The Tax-Relief Act of 2005 (S.2020), passed earlier this year by the Senate, would allow taxpayers who do not itemize deductions on their federal income tax returns to take a charitable contribution deduction for total cash contributions in excess of $210 ($420 for married couples filing jointly). This particular provision of the Act is intended to be in effect for 2006 and 2007, unless extended by Congress, and is supported by Independent Sector ("IS"), a nonprofit leadership forum and coalition of about 500 organizations.
In the IS Fact Sheet on The Charitable Deduction Changes for Itemizers and Non-Itemizers In S.2020, the Tax Relief Act of 2005, the following benefits and disadvantages of the provision are discussed:
- Increases giving by extending the charitable contribution deduction to 86 million taxpayers who do not itemize deductions.
- Increases fairness by treating all taxpayers who make charitable donations on a more even basis.
- Simplifies the tax incentives for charitable giving as "above-the-line" deductions which lower the taxpayer’s adjusted gross income.

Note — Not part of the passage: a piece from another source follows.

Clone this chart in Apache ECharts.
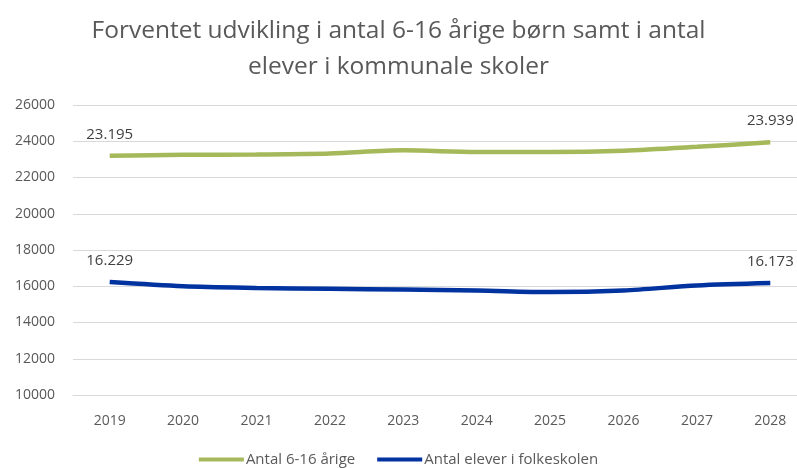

- Provides a modest tax benefit for low- and middle-income taxpayers, who make up the majority of non-itemizers.
- Is achivable this year.
- Reduces the tax benefit the 38.6 million taxpayers who itemize deductions currently receive for their charitable contributions because itemizers would no longer be able to deduct the first $210 of their charitable contributions ($420 for married couples filing jointly).
- May make tax administration for the IRS more difficult.